Intellectual Property (Or Not)? Who Really Owns Your Console Show File?

JY: Bingo! The issue starts right there. I’m not saying there are many managers (TMs, PMs, band management) that believe you can just throw a less-seasoned engineer on a console that’s been spun up by a more seasoned person and they’ll be brilliant in the seat. Less-skilled engineers may even be able to keep their heads above water for quite a while, especially if they have a great system tech tuning the PA every day, but eventually the house of cards will collapse. I’ve seen it at front of house and even more often at the monitor position, especially in the glory days of wedge mixing.

It’s the faulty notion that a salary can be cut in half and the qualified mix engineer replaced with someone who’s not that great simply by using the predecessor’s show file. If it’s a personality problem or the artist has just lost faith in the engineer, that’s one thing, but a new person in the seat should start with a fresh slate and some rehearsal time (even if it’s just a long sound check), and from there, sink or swim on their own.

I’ve taken over mixing FOH (and monitors as well) from someone else a handful of times. Each time, I tried to get my hands on a multitrack show recording, then found the console I’d be working with in my local market and spent hours with headphones on until I built my best mix. You won’t find many top engineers who would step into a new role as a replacement engineer and use the previous person’s file. As we like to jokingly say, “Why would I do that…they got rid of that person!”

It’s different if you’re just filling in for someone. Completely different. You want the transition to be seamless and invisible, so I’d happily start with what the person left me with.

ML: When I first started thinking about this, I thought of the example of an artist who creates work while under contract for a major animation company – a lot of those companies own your creative output while you’re under contract with them.
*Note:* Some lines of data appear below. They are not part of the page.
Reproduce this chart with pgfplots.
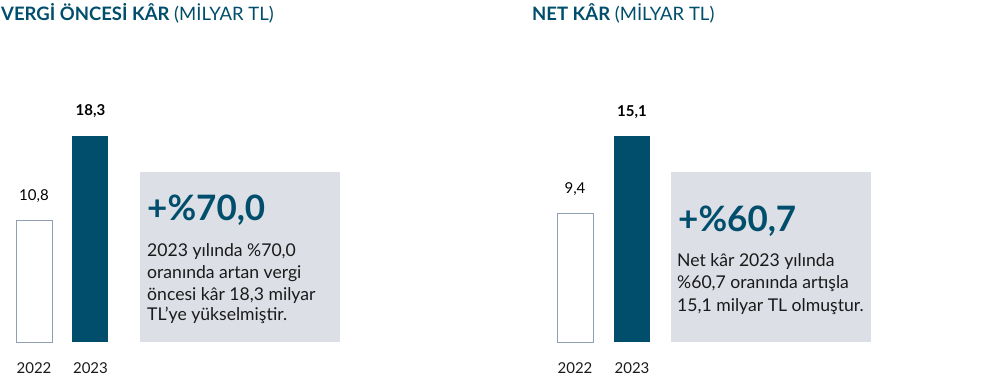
\documentclass[border=0pt]{standalone}
\usepackage{fontspec}
\setmainfont{Lato}
\usepackage{pgfplots}
\pgfplotsset{compat=1.18}
\definecolor{kteal}{HTML}{004E6B}
\definecolor{boxgray}{HTML}{DCDFE6}
\definecolor{outl}{HTML}{8FA0B5}
\definecolor{bodytxt}{HTML}{1A1A1A}
\pgfplotsset{
  myaxis/.style={
    scale only axis, width=113pt, height=206pt,
    xmin=-0.5, xmax=1.5, ymin=0,
    axis line style={draw=none}, major tick style={draw=none},
    ytick=\empty, xtick={0,1}, xticklabels={2022,2023},
    xticklabel style={anchor=base, yshift=-27.7pt, font=\fontsize{15}{17}\selectfont, text=bodytxt},
    ybar, bar width=36pt, bar shift=0pt, clip=false,
    nodes near coords,
    every node near coord/.append style={anchor=base, yshift=20pt, font=\fontsize{15}{17}\selectfont, text=black},
    /pgf/number format/.cd, use comma, fixed, fixed zerofill, precision=1, assume math mode=true,
  }
}
\begin{document}
\begin{tikzpicture}[x=1pt,y=1pt]
\useasboundingbox (0,0) rectangle (1001,378);
\fill[boxgray] (140,36) rectangle (340,206);
\fill[boxgray] (671,36) rectangle (871,206);
% titles
\node[anchor=base west, inner sep=0, text=kteal, font=\fontsize{18.5}{20}\selectfont] at (1,357.3) {\textbf{VERGİ ÖNCESİ KÂR} (MİLYAR TL)};
\node[anchor=base west, inner sep=0, text=kteal, font=\fontsize{18.5}{20}\selectfont] at (532,357.3) {\textbf{NET KÂR} (MİLYAR TL)};
% left axis
\begin{axis}[myaxis, at={(5.75pt,36pt)}, anchor=south west, ymax=18.3]
\addplot[fill=white, draw=outl, line width=0.9pt] coordinates {(0,10.8)};
\addplot[fill=kteal, draw=none, every node near coord/.append style={font=\fontsize{15}{17}\selectfont\bfseries}] coordinates {(1,18.3)};
\end{axis}
% right axis
\begin{axis}[myaxis, at={(546.5pt,36pt)}, anchor=south west, width=114pt, ymax=15.1]
\addplot[fill=white, draw=outl, line width=0.9pt] coordinates {(0,9.4)};
\addplot[fill=kteal, draw=none, every node near coord/.append style={font=\fontsize{15}{17}\selectfont\bfseries}] coordinates {(1,15.1)};
\end{axis}
% left box text
\node[anchor=base west, inner sep=0, text=kteal, font=\fontsize{35}{37}\selectfont\bfseries] at (147,157.3) {+\%70,0};
\begin{scope}[every node/.style={anchor=base west, inner sep=0, text=bodytxt, font=\fontsize{17.6}{20}\selectfont}]
\node at (147,121.3) {2023 yılında \%70,0};
\node at (147,99.7) {oranında artan vergi};
\node at (147,78.0) {öncesi kâr 18,3 milyar};
\node at (147,57.3) {TL’ye yükselmiştir.};
\node at (677,111.3) {Net kâr 2023 yılında};
\node at (677,89.7) {\%60,7 oranında artışla};
\node at (677,66.3) {15,1 milyar TL olmuştur.};
\end{scope}
\node[anchor=base west, inner sep=0, text=kteal, font=\fontsize{35}{37}\selectfont\bfseries] at (678,146.3) {+\%60,7};
\end{tikzpicture}
\end{document}
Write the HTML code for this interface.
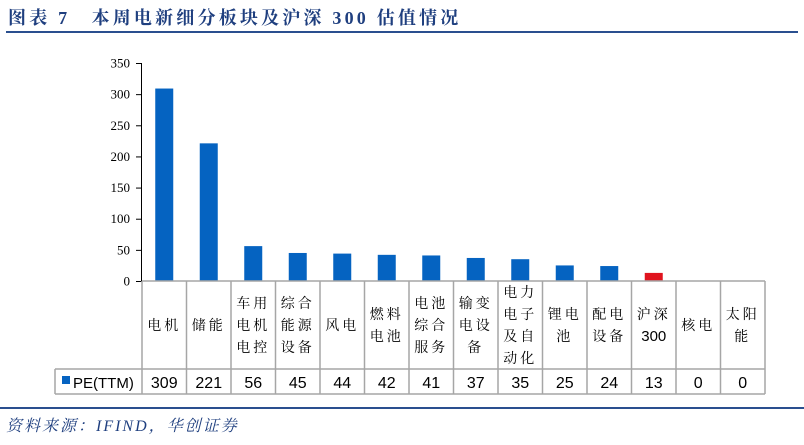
<!DOCTYPE html>
<html><head><meta charset="utf-8">
<style>
body{margin:0;background:#fff;width:804px;height:440px;overflow:hidden;}
svg text{font-family:"Liberation Serif","Noto Serif CJK SC",serif;}
</style></head>
<body>
<svg id="c" width="804" height="440" xmlns="http://www.w3.org/2000/svg">
<text x="8" y="24" font-size="18" font-weight="bold" letter-spacing="3.2" fill="#1F3F7F" style="font-family:'Liberation Serif','Noto Serif CJK SC',serif">图表 7　本周电新细分板块及沪深 300 估值情况</text>
<rect x="6" y="31" width="792" height="2" fill="#2A4F8F"/>
<g id="plot"></g>
<rect x="0" y="407" width="804" height="2" fill="#2A4F8F"/>
<text x="6" y="431" font-size="16" letter-spacing="2" font-style="italic" fill="#1F3F7F" style="font-family:'Liberation Serif','Noto Serif CJK SC',serif">资料来源：IFIND，华创证券</text>
</svg>
<script>
const categories=[["电机"],["储能"],["车用","电机","电控"],["综合","能源","设备"],["风电"],["燃料","电池"],["电池","综合","服务"],["输变","电设","备"],["电力","电子","及自","动化"],["锂电","池"],["配电","设备"],["沪深","300"],["核电"],["太阳","能"]];
const peValues=[309,221,56,45,44,42,41,37,35,25,24,13,0,0];
const highlight=[false,false,false,false,false,false,false,false,false,false,false,true,false,false];
const yTicks=[0,50,100,150,200,250,300,350];
const seriesName="PE(TTM)";

const NS="http://www.w3.org/2000/svg";
const g=document.getElementById('plot');
const x0=142,colW=44.5,y0=281,yTop=63,yMax=350;
function ys(v){return y0-(v/yMax)*(y0-yTop);}
function xs(i){return x0+i*colW;}
function mk(t,a,txt){const e=document.createElementNS(NS,t);for(const k in a)e.setAttribute(k,a[k]);if(txt!==undefined)e.textContent=txt;g.appendChild(e);return e;}

let e=mk('line',{x1:141.5,y1:yTop,x2:141.5,y2:y0,stroke:'#000','stroke-width':1});


yTicks.forEach(t=>{
  const y=ys(t);
  let l=mk('line',{x1:136,y1:y+0.5,x2:142,y2:y+0.5,stroke:'#000'});
  
  
  let tx=mk('text',{x:130,y:y+4.5,'font-size':13,'text-anchor':'end',fill:'#000'},String(t));
  
  
});
peValues.forEach((v,i)=>{
  const cx=xs(i)+colW/2;
  let r=mk('rect',{x:cx-9,y:ys(v),width:18,height:y0-ys(v),fill:highlight[i]?'#E0141E':'#0563C1'});
  
  
});
const tb=369,tbot=394,lx=55,rx=xs(categories.length);
const gs={stroke:'#A6A6A6','stroke-width':1.5,fill:'none'};
mk('line',Object.assign({x1:x0,y1:y0,x2:rx,y2:y0},gs));
mk('line',Object.assign({x1:lx,y1:tb,x2:rx,y2:tb},gs));
mk('line',Object.assign({x1:lx,y1:tbot,x2:rx,y2:tbot},gs));
mk('line',Object.assign({x1:lx,y1:tb,x2:lx,y2:tbot},gs));
for(let i=0;i<=categories.length;i++){mk('line',Object.assign({x1:xs(i),y1:y0,x2:xs(i),y2:tbot},gs));}
let lg=mk('rect',{x:62,y:376,width:8,height:8,fill:'#0563C1'});


let lt=mk('text',{x:73,y:388,'font-size':15,fill:'#000',style:'font-family:"Liberation Sans",sans-serif'},seriesName);


categories.forEach((lines,i)=>{
  const cx=xs(i)+colW/2,mid=(y0+tb)/2,lh=22;
  const start=mid-(lines.length-1)*lh/2+5;
  lines.forEach((s,k)=>{
    const isNum=/^\d+$/.test(s);
    let t=mk('text',{x:cx,y:start+k*lh,'font-size':isNum?15:14,'text-anchor':'middle',fill:'#000','letter-spacing':isNum?0:3,style:isNum?'font-family:"Liberation Sans",sans-serif':''},s);
    
    
  });
  let vt=mk('text',{x:cx,y:388,'font-size':16,'text-anchor':'middle',fill:'#000',style:'font-family:"Liberation Sans",sans-serif'},String(peValues[i]));
  
  
});
</script>
</body></html>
And I was thinking that might apply here.
However, after further consideration, that’s not the same situation, and not just because in the animator’s case, that’s an explicit contract clause: The animator is hired to provide a product. We (sound engineers) are hired to provide a service. It was considering this from the point of view of a system tech that clarified it for me: would it make sense for a tour to demand Smaart traces? I would say no.

The system tech’s job is to use his/her knowledge to come up with that data and implement it. So they’re not paid to provide Smaart data, they’re paid to provide a tuned PA. In this context, the files needed to get there are part of the internal process of the engineer and not the result itself. And I think you could successfully argue the same thing for mix engineers – you’re not hired to create a show file (a product), you’re hired to mix (a service). I think that’s a fair line of reasoning.

JY: This is indeed an interesting conversation. What legal precedent exactly says about this, I’m interested to hear, but know as an engineer who creates a musical sounding mix out of fader and knob parameter adjustments on a console, I feel pretty strongly that the show file and the “intellectual property” that can be copied to a USB stick is mine to keep, give away or share.

In the spirit of cooperative business practices, the “ownership” of this data should be looked at on a situational basis. For example, if I’ve asked a colleague to step in and fill in at FOH for a few shows because of a conflict in scheduling or a family emergency, I always offer to give them a copy of my show file. This helps to smooth the transition and helps ensure that the next show is as seamless as possible, and the artist feels the least amount of effect from my absence.